WHAREKAHIKA
When Ashleigh Hovell, CAYAD manager from Te Aroha Kanarahi Trust in Wharekahika saw how common drink driving had become, she knew something had to change.
Too many close calls, too many near misses, and accepted as the norm.
“I’ve had uncles say, ‘I’ve been doing it for 40 years, who are you to tell me not to?’” she says.
“But this kaupapa isn’t about telling people off. It’s about love for our people, our tamariki, and our whenua.”
That conviction sparked an idea that would bring her small coastal community together in a powerful new way.
Ashleigh began gathering locals around kitchen tables and marae benches to talk about what could make a real difference.

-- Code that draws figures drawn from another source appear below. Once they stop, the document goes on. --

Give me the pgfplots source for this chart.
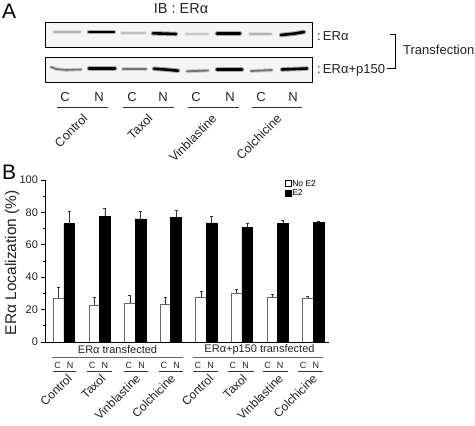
\documentclass[border=0pt]{standalone}
\usepackage{fontspec}
\setmainfont{Liberation Sans}
\usepackage{pgfplots}
\pgfplotsset{compat=1.18}
\definecolor{txt}{HTML}{222222}
\newcommand\fs[1]{\fontsize{#1}{#1}\selectfont}
% western blot band: pale halo, then the band itself
\newcommand\band[3]{%
  \addplot[no marks, line width=#1+2pt, color=#2, opacity=0.3, line cap=round] coordinates {#3};
  \addplot[no marks, line width=#1, color=#2, line cap=round] coordinates {#3};
}
% panel A lane letters and drug names
\newcommand\lane[2]{\node[font=\fs{13}, txt, inner sep=0] at (#1,96.7) {#2};}
\newcommand\laneline[2]{\draw[black!80, line width=0.7pt] (#1,107) -- (#2,107);}
\newcommand\drugA[2]{\node[anchor=north east, rotate=45, font=\fs{12.5}, txt, inner sep=0] at ({#1-6},113) {#2};}
% panel B C/N pair and drug names
\newcommand\pair[2]{%
  \draw[black!80, line width=0.7pt] (#1,371) -- (#2,371);
  \node[font=\fs{9}, txt, inner sep=0] at ({#1+4.8},365.7) {C};
  \node[font=\fs{9}, txt, inner sep=0] at ({#1+17.5},365.7) {N};
}
\newcommand\drugB[2]{\node[anchor=north east, rotate=45, font=\fs{12}, txt, inner sep=0] at ({#1-5},373) {#2};}
\begin{document}
\begin{tikzpicture}
\useasboundingbox (0pt,0pt) rectangle (475pt,426pt);
% panel A and all annotation, in image pixel coordinates
\begin{axis}[
    at={(0pt,0pt)}, anchor=south west,
    scale only axis, width=475pt, height=426pt,
    xmin=0, xmax=475, ymin=0, ymax=426, y dir=reverse,
    hide axis, clip=false,
]
\fill[black!4] (45.3,22.3) rectangle (312.7,47.7);
\fill[black!4] (45.3,57.7) rectangle (312.7,82);
% row 1
\band{2pt}{black!30}{(54,32.3) (80,32.3)}
\band{2.6pt}{black}{(89,32) (114,32)}
\band{2pt}{black!25}{(122,33.3) (145,33.3)}
\band{2.6pt}{black}{(153,33.3) (176,34)}
\band{2pt}{black!20}{(186,34.3) (208,34.3)}
\band{2.6pt}{black}{(217,33.7) (240,33.7)}
\band{2pt}{black!30}{(250,34) (271,34)}
\band{2.6pt}{black}{(281,35) (295,33.5) (304,32)}
% row 2
\band{1.6pt}{black!55}{(51,67) (56,69) (66,70) (81,69.5)}
\band{2.6pt}{black}{(89,68.3) (115,68.3)}
\band{1.8pt}{black!55}{(123,69.3) (146,69.3)}
\band{2.6pt}{black}{(154,68.7) (165,69.5) (178,70.7)}
\band{1.8pt}{black!55}{(187,71.3) (208,70.5)}
\band{2.6pt}{black}{(217,69.5) (242,69.5)}
\band{1.8pt}{black!55}{(251,71) (272,70)}
\band{2.6pt}{black}{(282,69.5) (307,68.5)}
\draw[black, line width=0.9pt] (45.3,22.3) rectangle (312.7,47.7);
\draw[black, line width=0.9pt] (45.3,57.7) rectangle (312.7,82);

\node[anchor=west, font=\fs{21}, inner sep=0] at (2,11) {A};
\node[anchor=west, font=\fs{21}, inner sep=0] at (2,172) {B};
\node[font=\fs{14.5}, txt, inner sep=0] at (181,9) {IB : ERα};
\node[anchor=west, font=\fs{13}, txt, inner sep=0] at (317,36) {:\,ERα};
\node[anchor=west, font=\fs{13}, txt, inner sep=0] at (317,70) {:\,ERα+p150};
\draw[black, line width=0.6pt] (390,34) -- (395.7,34) -- (395.7,68.7) -- (387,68.7);
\node[anchor=west, font=\fs{13}, txt, inner sep=0] at (403,50) {Transfection};

\lane{65}{C}\lane{99}{N}\lane{132}{C}\lane{163}{N}
\lane{196}{C}\lane{230}{N}\lane{261}{C}\lane{293}{N}
\laneline{56.7}{108}\laneline{123.3}{174}\laneline{188.3}{239}\laneline{252.3}{302.3}
\drugA{88}{Control}\drugA{153}{Taxol}\drugA{217}{Vinblastine}\drugA{282}{Colchicine}

% panel B group labels
\node[font=\fs{11}, txt, inner sep=0] at (117.5,350) {ERα transfected};
\node[font=\fs{11}, txt, inner sep=0] at (259.5,350) {ERα+p150 transfected};
\draw[black!60, line width=1pt] (52,357.7) -- (183,357.7);
\draw[black!60, line width=1pt] (193,357.7) -- (323,357.7);
\pair{52.7}{76}\pair{87.3}{111.7}\pair{124}{148}\pair{159}{183}
\pair{193}{218}\pair{228}{253.7}\pair{262.7}{287.7}\pair{298.3}{322.7}
\drugB{71.7}{Control}\drugB{105}{Taxol}\drugB{140}{Vinblastine}\drugB{175}{Colchicine}
\drugB{213}{Control}\drugB{246.7}{Taxol}\drugB{282.7}{Vinblastine}\drugB{316.7}{Colchicine}
\end{axis}

% panel B bars, x unit is one drug group
\begin{axis}[
    at={(45pt,84pt)}, anchor=south west,
    scale only axis, width=284pt, height=162pt,
    xmin=-0.534, xmax=7.444, ymin=0, ymax=100,
    axis x line=bottom, axis y line=left,
    axis line style={-, black, line width=0.7pt},
    xtick=\empty,
    ytick={0,20,...,100},
    minor y tick num=1,
    tick style={black, line width=0.6pt},
    major tick length=3.5pt, minor tick length=2pt,
    tick align=outside,
    yticklabel style={font=\fs{11}, txt, /pgf/number format/assume math mode=true},
    ylabel={ERα Localization (\%)},
    ylabel style={font=\fs{15.5}, txt, anchor=center, at={(axis description cs:-0.116,0.49)}},
    legend style={at={(0.843,1.005)}, anchor=north west, draw=none, fill=none,
        font=\fs{8.5}, row sep=0.5pt, inner sep=0pt, legend cell align=left,
        nodes={inner sep=0.8pt},
        /tikz/every even column/.append style={column sep=3pt}},
    legend image code/.code={
        \filldraw[#1, draw=black, line width=0.9pt] (0pt,-3pt) rectangle (6pt,3pt);
    },
    error bars/error bar style={black!80, line width=0.7pt},
    error bars/error mark options={rotate=90, mark size=1.5pt, line width=0.7pt},
]
\addplot[ybar, bar width=10.7pt, bar shift=0pt, fill=white, draw=black!60, line width=0.7pt,
    error bars/.cd, y dir=plus, y explicit] coordinates {
    (-0.15,27) +- (0,6.7)
    (0.85,22.6) +- (0,4.9)
    (1.85,24) +- (0,4.8)
    (2.85,23) +- (0,4.5)
    (3.85,27.5) +- (0,3.5)
    (4.85,30) +- (0,2.5)
    (5.85,27.5) +- (0,2.1)
    (6.85,27) +- (0,1)
};
\addplot[ybar, bar width=10.7pt, bar shift=0pt, fill=black, draw=black, line width=0.7pt,
    error bars/.cd, y dir=plus, y explicit] coordinates {
    (0.15,73) +- (0,7.4)
    (1.15,77.5) +- (0,5)
    (2.15,76) +- (0,4.9)
    (3.15,77) +- (0,4.3)
    (4.15,73.5) +- (0,3.9)
    (5.15,70.8) +- (0,2.5)
    (6.15,73.3) +- (0,1.7)
    (7.15,73.7) +- (0,0.8)
};
\legend{No E2,E2}
\end{axis}
\end{tikzpicture}
\end{document}
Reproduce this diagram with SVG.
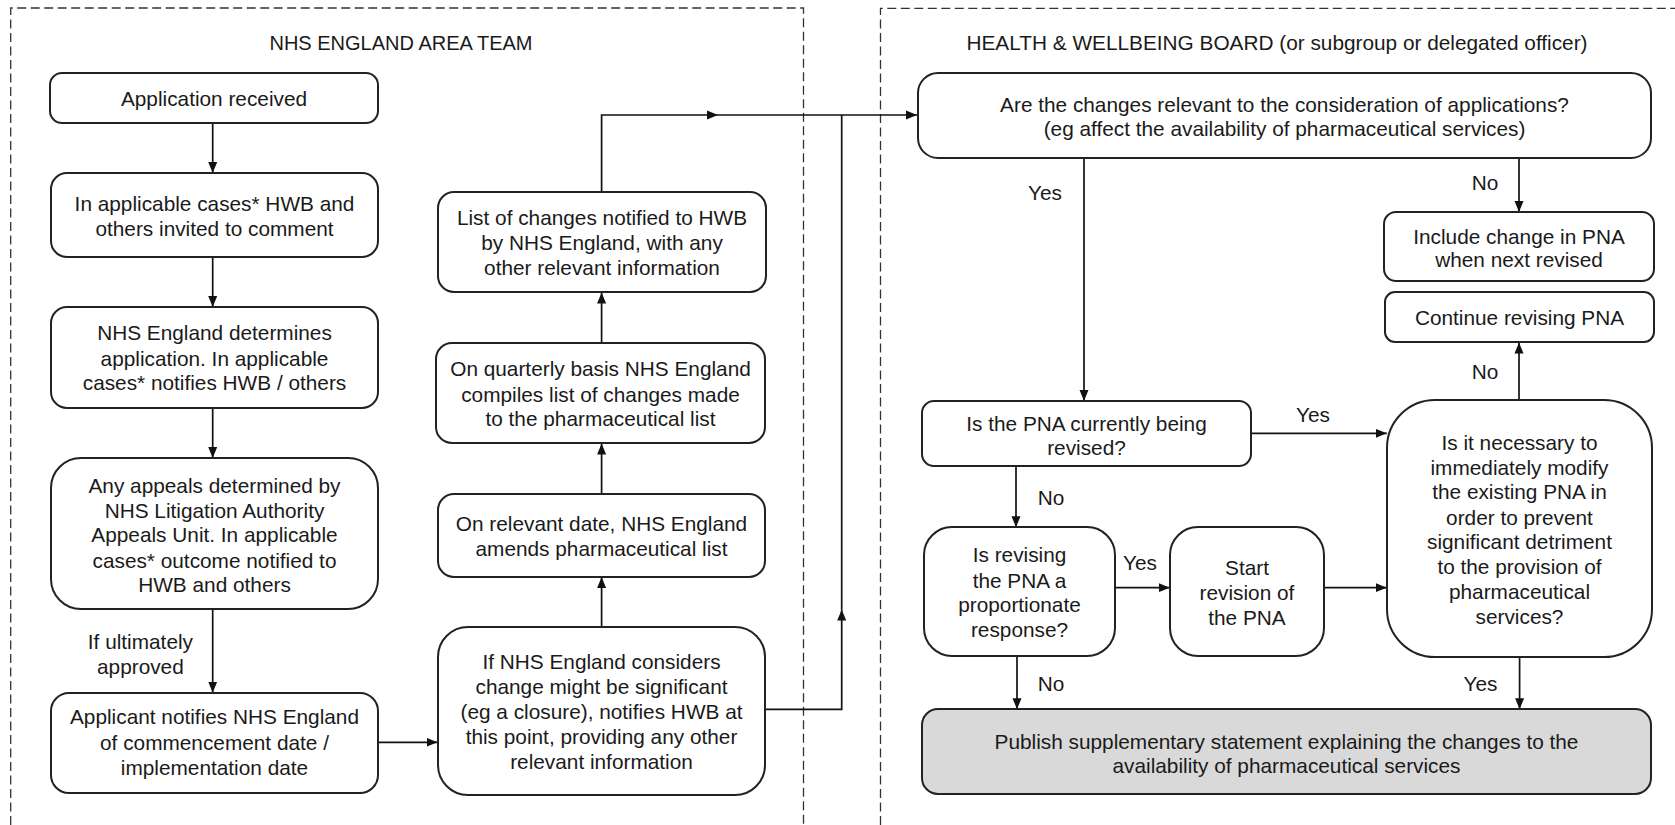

The solution wasn’t more rules or outside campaigns, it was something homegrown, rooted in the values that have always followed: aroha, kotahitanga, and manaakitanga.
Together, they dreamed up a community-led road safety campaign to tackle drink and drug driving through art, connection, and local voice.
Their plan was simple: create signs and murals featuring familiar faces, local sayings, and messages that speak directly to the heart.
“We wanted people to see someone they know and think twice,” Ashleigh says. “It’s not a warning, it’s a reminder that your whānau are waiting for you.”
From hui at the marae to design workshops with rangatahi and kaumātua, every step was collaborative.
The signs were painted by locals, voted on by locals, and installed by locals, along roads that hold generations of memories.
Each one told a story: a father urging his son to drive safe, a kuia reminding mokopuna to get home, a community holding tight to its own.
The impact was immediate. People began talking more openly about the risks. The old excuses didn’t land the same way.
“When the message comes from us, we listen,” says Ashleigh. “It’s not an outside voice, it’s our own reflection.”
For a place like ours, that’s small and close-knit, the campaign became more than just a safety initiative. It was a statement of identity and strength, a community saying, we care too much to stay silent.
Ashleigh smiles when she passes them. “We’ve always looked after each other,” she says. “This is just another way of doing that.”